Spark while it is significantly faster than Hadoop, cannot compete with CULR.
The latter is a simple REST connection - the former triggers a JVM, Scala, akka, Spark,
which triggers es-hadoop which does the parallel call against all the nodes, retries the data in JSON format,
converts it into Scala/Java and applies on schema on top for Spark SQL to run with.
If you turn on logging, you'll see in fact there are multiple REST/CURL calls done by es-hadoop.
With a JVM/Scala warmed up, you should see less than 15s however it depends on how much hardware you have available.

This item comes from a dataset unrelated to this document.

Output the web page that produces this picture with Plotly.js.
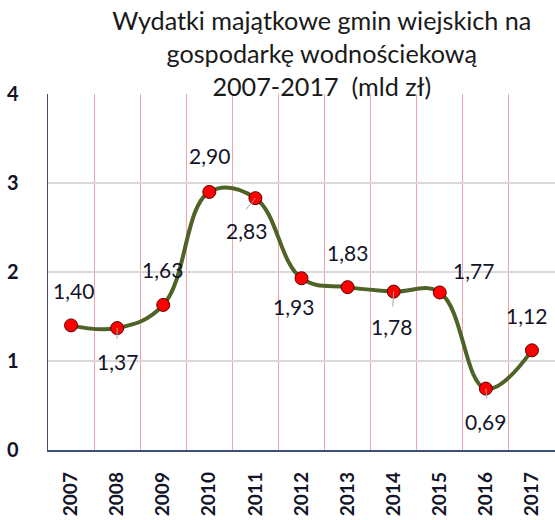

Note that the curl comparison is not really fair - adding a SQL layer on top of that is bound to cost you something.
On 6/1/15 8:47 PM, Dmitriy Fingerman wrote:
> Hi,
>
> I see a big difference in performance of the same query expressed via Spark SQL and CURL.
> In CURL the query runs less then a second, and in Spark SQL it runs 15 seconds.
> The index/type which I am querying contains 1M documents.
> Can you please explain why there is so big difference in performance?
> Are there any ways to tune performance of Elasticsearch + Spark SQL?
>
> Environment: (everything is running on the same box):
> Elasticsearch 1.4.4
> elasticsearch-hadoop 2.1.0.BUILD-SNAPSHOT
> Spark 1.3.0.
>
> CURL:
>
> curl -XPOST "http://localhost:9200/summary/intervals/_search" -d'
> {
> "query" : {
> "filtered" : {
> "query" : { "match_all" : {}},
> "filter" : {
> "bool" : {
> "must" : [
> {
> "term" : { "User" : "Robert Greene" }
> },
> {
> "term" : { "DataStore" : "PROD_HK_HR" }
> },
> {
> "term" : { "EventAffectedCount" : 56 }
> }
> ]
> }
> }
> }
> }
> }'
>
> Spark:
>
> val sparkConf = new SparkConf().setAppName("Test1")
>
> // increasing scroll size to 5000 from the default 50 improved performance by 2.5 times
> sparkConf.set("es.scroll.size", "5000")
>
> val sc = new SparkContext(sparkConf)
> val sqlContext = new SQLContext(sc)
>
> val intv = sqlContext.esDF("summary/intervals")
> intv.registerTempTable("INTERVALS")
>
> val intv2 = sqlContext.sql("select EventCount, Hour " +
> "from intervals " +
> "where User = 'Robert Greene' " +
> "and DataStore = 'PROD_HK_HR' " +
> "and EventAffectedCount = 56 ")
> intv2.show(1000)
>
> --